Addressing Data Limitations
Having access to large volumes of big data is usually considered to be a significant advancement in research. Yet, unless that data is coded and stored in a manner that facilitates extraction, the volume issue can actually prove to be a detriment rather than a bonus.
Supercomputers were initially the logical answer, but not any more. The deluge of data has continued to the point where the storage capacity of those computers and the processing speed of their central processing units (CPUs) are starting to restrict both the speed and breadth of data that can be processed.
FaST-LMM: An Alternative Approach
Rather than continuing to build bigger and faster supercomputers, Microsoft Research approached the problem from the perspective of a better algorithm that could process the data faster.
Microsoft algorithm FaST-LMM, which stands for Factored Spectrally Transformed Linear Mixed Models, leverages the physical structure of server farms with thousands of compute nodes and cloud storage, to reduce processing periods from years to days or even hours.
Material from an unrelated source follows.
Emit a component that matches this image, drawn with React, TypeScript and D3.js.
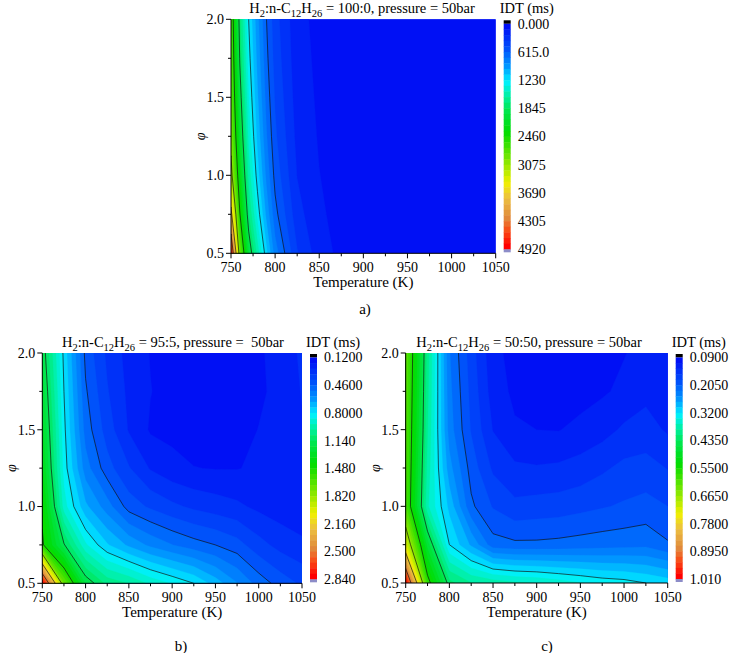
import React from "react";
import * as d3 from "d3";

// grid of the simulations (phi rows go from 0.5 up to 2.0)
const phiGrid = [0.5, 0.75, 1.0, 1.25, 1.5, 1.75, 2.0];
const tempA = [750, 760, 770, 780, 790, 800, 825, 850, 875, 900, 950, 1000, 1050];
const tempBC = [750, 775, 800, 825, 850, 875, 900, 925, 950, 975, 1000, 1025, 1050];

// IDT (ms), H2:n-C12H26 = 100:0
const idtA = [
  [4800, 2870, 2000, 1550, 1150, 800, 380, 180, 90, 55, 28, 15, 8],
  [3800, 2475, 1728, 1316, 955, 659, 293, 146, 75, 47, 24, 13, 7.3],
  [3200, 2219, 1553, 1168, 834, 572, 242, 126, 66, 41.5, 21.6, 12.1, 6.9],
  [2950, 2050, 1437, 1071, 756, 516, 211, 112, 60, 38, 20, 11.4, 6.6],
  [2820, 1932, 1356, 1003, 702, 478, 190, 103, 56, 35.6, 18.8, 10.8, 6.4],
  [2750, 1830, 1285, 944, 655, 445, 173, 96, 53, 33.6, 17.8, 10.4, 6.2],
  [2700, 1750, 1230, 900, 620, 420, 160, 90, 50, 32, 17, 10, 6],
];

// IDT (ms), H2:n-C12H26 = 95:5
const idtB = [
  [2.84, 1.7, 1.2, 1.05, 1.0, 0.92, 0.86, 0.8, 0.7, 0.6, 0.5, 0.43, 0.38],
  [1.5, 1.15, 0.88, 0.74, 0.65, 0.58, 0.53, 0.49, 0.46, 0.42, 0.35, 0.3, 0.27],
  [1.45, 0.9, 0.68, 0.56, 0.43, 0.38, 0.34, 0.31, 0.29, 0.27, 0.24, 0.22, 0.21],
  [1.35, 0.84, 0.56, 0.42, 0.33, 0.25, 0.21, 0.19, 0.185, 0.185, 0.2, 0.21, 0.22],
  [1.3, 0.82, 0.5, 0.36, 0.25, 0.18, 0.17, 0.155, 0.15, 0.16, 0.19, 0.22, 0.25],
  [1.25, 0.8, 0.47, 0.33, 0.24, 0.19, 0.165, 0.155, 0.15, 0.155, 0.175, 0.21, 0.26],
  [1.2, 0.78, 0.44, 0.31, 0.23, 0.185, 0.17, 0.16, 0.16, 0.165, 0.18, 0.21, 0.27],
];

// IDT (ms), H2:n-C12H26 = 50:50
const idtC = [
  [1.0, 0.57, 0.42, 0.39, 0.38, 0.37, 0.365, 0.355, 0.345, 0.335, 0.33, 0.32, 0.31],
  [0.72, 0.47, 0.32, 0.27, 0.215, 0.21, 0.21, 0.212, 0.215, 0.218, 0.22, 0.222, 0.208],
  [0.6, 0.37, 0.29, 0.21, 0.18, 0.165, 0.168, 0.17, 0.175, 0.18, 0.185, 0.19, 0.182],
  [0.605, 0.38, 0.26, 0.195, 0.155, 0.14, 0.138, 0.14, 0.145, 0.155, 0.165, 0.168, 0.158],
  [0.61, 0.39, 0.24, 0.18, 0.135, 0.116, 0.113, 0.112, 0.12, 0.127, 0.14, 0.145, 0.133],
  [0.615, 0.395, 0.235, 0.175, 0.125, 0.108, 0.105, 0.103, 0.103, 0.11, 0.118, 0.13, 0.128],
  [0.62, 0.4, 0.23, 0.17, 0.12, 0.105, 0.1, 0.1, 0.1, 0.106, 0.112, 0.12, 0.125],
];

const barLabelsA = ["0.000", "615.0", "1230", "1845", "2460", "3075", "3690", "4305", "4920"];
const barLabelsB = ["0.1200", "0.4600", "0.8000", "1.140", "1.480", "1.820", "2.160", "2.500", "2.840"];
const barLabelsC = ["0.0900", "0.2050", "0.3200", "0.4350", "0.5500", "0.6650", "0.7800", "0.8950", "1.010"];

const xTicks = [750, 800, 850, 900, 950, 1000, 1050];
const xMinor = [775, 825, 875, 925, 975, 1025];
const yTicks = [0.5, 1.0, 1.5, 2.0];
const yMinor = [0.75, 1.25, 1.75];

const colorStops = [0, 0.1, 0.18, 0.25, 0.31, 0.38, 0.48, 0.6, 0.71, 0.78, 0.87, 0.93, 1];
const colorList = ["#0010f5", "#0050fa", "#0096ff", "#00f0ff", "#00f0aa", "#00e650", "#00dc00",
  "#78e600", "#f0f000", "#ecc040", "#e08a3c", "#fa4a14", "#ff0000"];

const NLEV = 40;
const FONT = "'Liberation Serif', 'Times New Roman', Times, serif";

const cmap = d3.scaleLinear<string>().domain(colorStops).range(colorList).interpolate(d3.interpolateRgb);

const panels = [
  { id: "a", temps: tempA, idt: idtA, labels: barLabelsA, ratio: "100:0", press: "pressure = 50bar",
    left: 231, right: 495.7, top: 19.3, bottom: 253.3, titleX: 362, tag: "a)", tagX: 365, tagY: 314 },
  { id: "b", temps: tempBC, idt: idtB, labels: barLabelsB, ratio: "95:5", press: "pressure =  50bar",
    left: 42.3, right: 302, top: 353, bottom: 583.3, titleX: 173, tag: "b)", tagX: 181, tagY: 651 },
  { id: "c", temps: tempBC, idt: idtC, labels: barLabelsC, ratio: "50:50", press: "pressure = 50bar",
    left: 405.7, right: 667.7, top: 353, bottom: 583, titleX: 529, tag: "c)", tagX: 547, tagY: 651 },
];

function ContourPanel({ p }: { p: any }) {
  const x = d3.scaleLinear().domain([750, 1050]).range([p.left, p.right]);
  const y = d3.scaleLinear().domain([0.5, 2.0]).range([p.bottom, p.top]);
  // grid coordinates from d3.contours -> data values
  const gx = d3.scaleLinear().domain(p.temps.map((_: number, i: number) => i + 0.5)).range(p.temps);
  const gy = d3.scaleLinear().domain(phiGrid.map((_, i) => i + 0.5)).range(phiGrid);

  const lo = +p.labels[0];
  const hi = +p.labels[p.labels.length - 1];
  const levels = d3.range(NLEV).map((i) => lo + (i * (hi - lo)) / NLEV);
  const majors = d3.range(1, 8).map((k) => lo + (k * (hi - lo)) / 8);

  const gen = d3.contours().size([p.temps.length, phiGrid.length]);
  const flat = p.idt.flat();
  const toPath = (mp: any) =>
    mp.coordinates
      .map((poly: number[][][]) =>
        poly
          .map((ring) => "M" + ring.map(([a, b]) => `${x(gx(a)).toFixed(2)},${y(gy(b)).toFixed(2)}`).join("L") + "Z")
          .join("")
      )
      .join("");

  const fills = levels.map((lv, i) => ({ d: toPath(gen.contour(flat, lv)), color: cmap(i / (NLEV - 1)) }));
  const lines = majors.map((lv) => toPath(gen.contour(flat, lv)));

  const barX = p.right + 8;
  const barW = 7;
  const barTop = p.top + 1;
  const barBottom = p.bottom - 1;
  const labTop = barTop + 3.5;
  const labBottom = barBottom - 3;
  const bandH = (labBottom - labTop) / NLEV;
  const clipId = "clip-" + p.id;
  const midY = (p.top + p.bottom) / 2;

  return (
    <g>
      <defs>
        <clipPath id={clipId}>
          <rect x={p.left} y={p.top} width={p.right - p.left} height={p.bottom - p.top} />
        </clipPath>
      </defs>
      <g clipPath={`url(#${clipId})`}>
        <rect x={p.left} y={p.top} width={p.right - p.left} height={p.bottom - p.top} fill={cmap(0)} />
        {fills.map((f, i) => (
          <path key={i} d={f.d} fill={f.color} stroke={f.color} strokeWidth={0.3} />
        ))}
        {lines.map((d, i) => (
          <path key={"l" + i} d={d} fill="none" stroke="#101010" strokeWidth={0.8} strokeOpacity={0.85} />
        ))}
      </g>

      {/* axes */}
      <line x1={p.left} x2={p.right} y1={p.bottom} y2={p.bottom} stroke="#000" />
      <line x1={p.left} x2={p.left} y1={p.top} y2={p.bottom} stroke="#000" />
      {xTicks.map((t) => (
        <g key={t}>
          <line x1={x(t)} x2={x(t)} y1={p.bottom} y2={p.bottom + 5} stroke="#000" />
          <text x={x(t)} y={p.bottom + 19} textAnchor="middle" fontSize={14}>{t}</text>
        </g>
      ))}
      {xMinor.map((t) => (
        <line key={t} x1={x(t)} x2={x(t)} y1={p.bottom} y2={p.bottom + 3} stroke="#000" />
      ))}
      {yTicks.map((t) => (
        <g key={t}>
          <line x1={p.left - 5} x2={p.left} y1={y(t)} y2={y(t)} stroke="#000" />
          <text x={p.left - 7} y={y(t)} dy="0.35em" textAnchor="end" fontSize={14}>{d3.format(".1f")(t)}</text>
        </g>
      ))}
      {yMinor.map((t) => (
        <line key={t} x1={p.left - 3} x2={p.left} y1={y(t)} y2={y(t)} stroke="#000" />
      ))}
      <text x={(p.left + p.right) / 2} y={p.bottom + 34} textAnchor="middle" fontSize={15}>Temperature (K)</text>
      <text transform={`translate(${p.left - 26},${midY}) rotate(-90)`} textAnchor="middle" fontSize={14} fontStyle="italic">φ</text>

      {/* title */}
      <text x={p.titleX} y={p.top - 6} textAnchor="middle" fontSize={14.5} style={{ whiteSpace: "pre" }}>
        H<tspan dy={4} fontSize={10.5}>2</tspan>
        <tspan dy={-4}>:n-C</tspan>
        <tspan dy={4} fontSize={10.5}>12</tspan>
        <tspan dy={-4}>H</tspan>
        <tspan dy={4} fontSize={10.5}>26</tspan>
        <tspan dy={-4}>{` = ${p.ratio}, ${p.press}`}</tspan>
      </text>

      {/* colour bar */}
      <text x={barX - 4} y={p.top - 6} fontSize={14.5}>IDT (ms)</text>
      <rect x={barX} y={barTop} width={barW} height={labTop - barTop} fill="#000" />
      {levels.map((_, i) => (
        <rect key={i} x={barX} y={labTop + i * bandH} width={barW} height={bandH + 0.4} fill={cmap(i / (NLEV - 1))} />
      ))}
      <rect x={barX} y={labBottom} width={barW} height={barBottom - labBottom} fill="#8c8cc8" />
      {p.labels.map((s: string, k: number) => (
        <text key={k} x={barX + barW + 7} y={labTop + (k * (labBottom - labTop)) / 8} dy="0.35em" fontSize={14}>{s}</text>
      ))}

      <text x={p.tagX} y={p.tagY} textAnchor="middle" fontSize={15}>{p.tag}</text>
    </g>
  );
}

export default function App() {
  return (
    <svg width={732} height={653} style={{ position: "absolute", left: 0, top: 0, background: "#fff", fontFamily: FONT }}>
      {panels.map((p) => (
        <ContourPanel key={p.id} p={p} />
      ))}
    </svg>
  );
}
Such reductions may seem unimportant to a researcher looking to access a library database for a literature review, but taking new approaches to how data is deliberately coded for further analysis is a critical step in managing ever large datasets.
Up to now, the emphasis has been on building our capacity to gather, store, and share data, with minimal concern for consistency in how that data was originally stored. New algorithms hold immense promise for how that data can be stored and searched in a more user-friendly and efficient manner.
FaST-LMM Works When Data is Incomprehensibly Big!
The potential for Microsoft algorithm FaST-LMM, or the ones similar to it, becomes apparent when you consider the current use of genome-wide association studies (GWAS) to relate genetics to diseases such as diabetes and different types of cancers.
The studies focus on tiny parts of the human DNA sequence that are highly variable between people, called single-nucleotide polymorphisms (SNPs). Up to 500,000 SNP’s can be compared at a time.
Early expectations were that diseases could be tagged with three or four SNP’s, but studies have found that hundreds could be involved, which has escalated the scale of the datasets considerably.
The GWAS studies illustrate a larger problem that may continue to burden academic research in general. The $2.7 billion of federal funding that was invested to map the human genome has now reduced the costs of these tests to where they are considered “relatively inexpensive.”
However, that investment hasn’t been matched with similar projects to develop the tools necessary to store, manage, and analyze all the data generated by those tests.
Those resources must be considered in terms of equipment, software, and trained personnel to leverage what scientist compare to a treasure trove of discoveries just waiting to be accessed.